Having multiple books going helps with:

  1. Technical books for daytime, casual reads before bed. I sleep poorly when reading technical books before bed and having a memoir helps my brain disengage and relax into a more restful state
  2. Matching mood for improved consistency. So much about reading is about consistency. You might think that consistency demands a singular focus. Wrong. Sometimes I’m not in the mood for a certain book and I just need to pick up another to achieve consistency, usually on a different topic.
  3. Progressing on slow reads. Reading 40 pages in one book can feel daunting, especially when it’s a slow read. But 20 pages in two books, that’s much easier. Same progress, different structure.

3) Use a highlighter for active reading

Active reading helps with retention and comprehension. And for me, highlighting is the most effective form of active reading because:

  1. Highlighting is more like data collection than data processing. Taking notes slows me down because I’m trying to process the text in real-time. Some people want that from reading, but I don’t. My brain doesn’t work like that. I process things in the background, so in real-time I just want to collect information quickly.
  2. Highlights are localized to the context. Taking notes in a separate notebook introduces a physical disconnect between note and context.
  3. Reviewing my highlights months after reading provides me with a feeling of achievement and retention that I otherwise would not have.

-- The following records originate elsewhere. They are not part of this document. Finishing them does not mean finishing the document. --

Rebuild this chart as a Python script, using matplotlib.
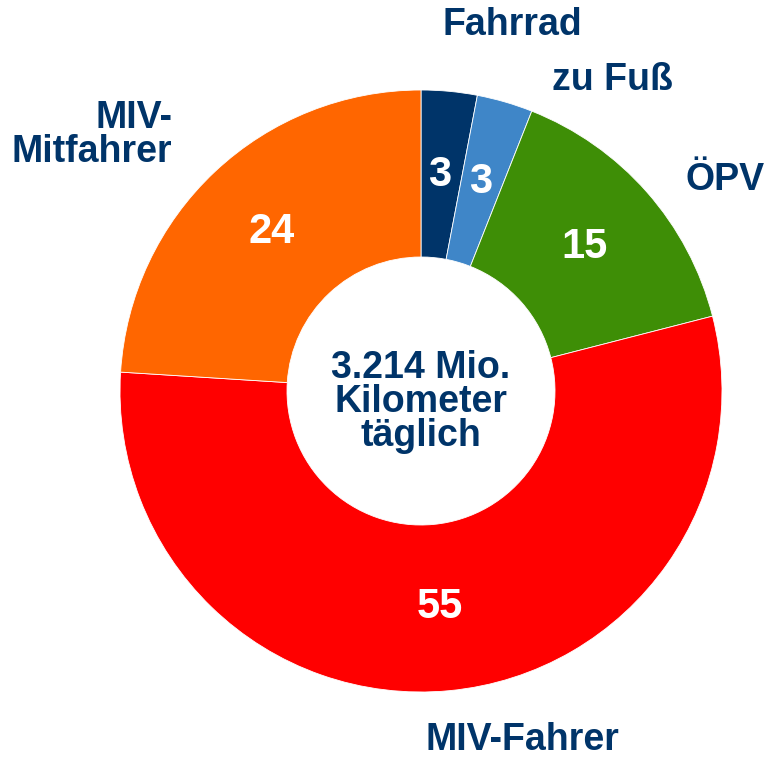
import matplotlib
matplotlib.use('Agg')
import matplotlib.pyplot as plt

plt.rcParams['font.family'] = ['Liberation Sans', 'DejaVu Sans']

# data (Anteile in %)
categories = ['Fahrrad', 'zu Fuß', 'ÖPV', 'MIV-Fahrer', 'MIV-\nMitfahrer']
values = [3, 3, 15, 55, 24]
colors = ['#003469', '#3F86C8', '#3E8E06', '#FF0000', '#FF6600']
center_text = '3.214 Mio.\nKilometer\ntäglich'

# label positions in pixel coords (x, y from top)
name_pos = [(512, 25), (612, 80), (725, 180), (522, 740), (172, 135)]
name_ha = ['center', 'center', 'center', 'center', 'right']
value_pos = [(440, 175), (481, 182), (585, 247), (440, 607), (272, 232)]

W, H = 769, 758
navy = '#003469'

fig = plt.figure(figsize=(W / 100, H / 100), dpi=100)
ax = fig.add_axes([0, 0, 1, 1])

cx, cy, r = 421, 391, 301
ax.pie(values, colors=colors, startangle=90, counterclock=False,
       center=(cx, H - cy), radius=r, frame=True,
       wedgeprops=dict(width=167, edgecolor='white', linewidth=0.6))
ax.set_xlim(0, W)
ax.set_ylim(0, H)
ax.set_aspect('equal')
ax.axis('off')

for name, (x, y), ha in zip(categories, name_pos, name_ha):
    ax.text(x, H - y, name, ha=ha, va='center', fontsize=27,
            fontweight='bold', color=navy, linespacing=0.92)

for v, (x, y) in zip(values, value_pos):
    ax.text(x, H - y, str(v), ha='center', va='center', fontsize=30,
            fontweight='bold', color='white')

ax.text(cx, H - 402, center_text, ha='center', va='center', fontsize=27,
        fontweight='bold', color=navy, linespacing=0.92)

fig.savefig('out.png', dpi=100)
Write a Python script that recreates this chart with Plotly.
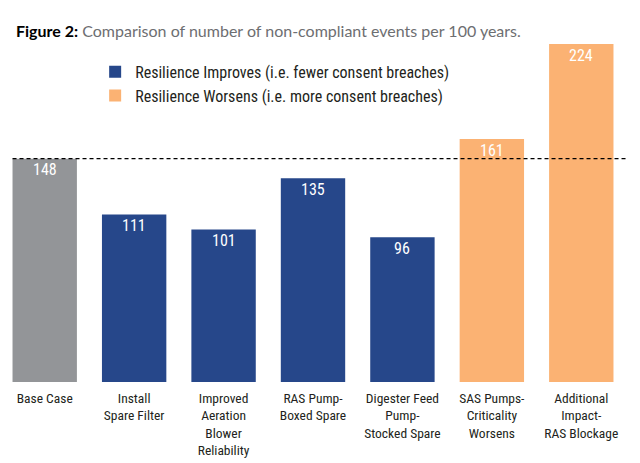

4) Find a consistently good recommendation source with with variety

I have two primary sources for book recommendations: the Bill Gates reading list and threads on Hacker News. Good recommendation sources cover a range of topics, so that you can better meet your goal of having 2-3 books going concurrently.

5) Binge on Saturday or Sunday morning

If you want to read a lot of books, you need long stretches of time of continuous reading. I suggest 3-5 hours on a Saturday or Sunday morning.

A good binge day for me will cover +150 pages, easily making up for any days I decide to take off.

6) Give yourself permission to bail early

Recently I started the Trusted Advisor which had 3.87 stars on Goodreads and 4.5 stars on Amazon, but I just couldn’t get into it. No problem.

I gave myself permission to bail after 15 pages, preventing a month of eating literary gruel. The opportunity cost of a bad, slow read is just too high – you can sometimes finish 3-4 good books with that time.